Evaluation of Lattice Radiotherapy Feasibility on Elekta Versahd and Varian Ethos Platforms
Abstract
Purpose
Lattice radiotherapy (LRT) is a spatially fractionated radiation therapy technique in which high‑dose vertices are delivered within a gross tumor volume while maintaining lower‑dose valley regions. The technique requires reliable dose modulation and clinically practical delivery. This study evaluates the feasibility of planning and delivering lattice radiotherapy on the Elekta VersaHD and Varian Ethos platforms using a common treatment planning system.
Methods
Four patients previously treated with VMAT were retrospectively selected. For each patient, three lattice radiotherapy plans were generated in Eclipse (Varian Medical Systems), resulting in twelve plans total. Plans included Ethos 6 MV flattening‑filter‑free (6FFF), VersaHD 6 MV (6X), and VersaHD 6 MV FFF beam models. All plans were prescribed 15 Gy delivered in a single fraction. Lattice boost structures consisted of 1 cm diameter spherical vertices arranged in a three‑dimensional hexagonal pattern with 3 cm center‑to‑center spacing.
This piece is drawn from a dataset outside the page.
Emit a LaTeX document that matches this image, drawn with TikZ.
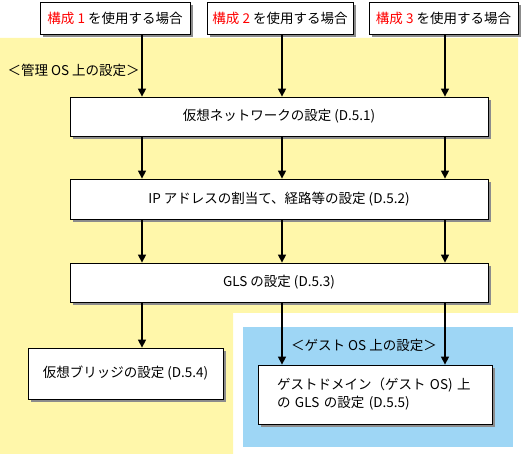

Only full spheres entirely contained within the gross tumor volume were included, and lattice geometry was identical across all plans. Each plan used four full coplanar VMAT arcs with collimator angles of 0°, 30°, 90°, and 330°. Optimization objectives targeted vertex maximum doses between 125% and 150% of prescription and a peak‑to‑valley ratio (PVR) below 0.4. Plans were evaluated based on achieved PVR, vertex dose escalation, and monitor units.
Results
All plans met predefined lattice objectives. Achieved PVR values ranged from 0.2 to 0.4, with vertex maximum doses within the intended range. VersaHD plans required up to 40% fewer monitor units than Ethos 6FFF plans while maintaining comparable lattice dose distributions.
Conclusion
Lattice radiotherapy prescribed to 15 Gy in a single fraction can be planned in Eclipse and delivered on both the Elekta VersaHD and Varian Ethos using standard VMAT techniques. Both systems produced consistent lattice geometry and acceptable spatial dose modulation, supporting their clinical feasibility for lattice radiotherapy.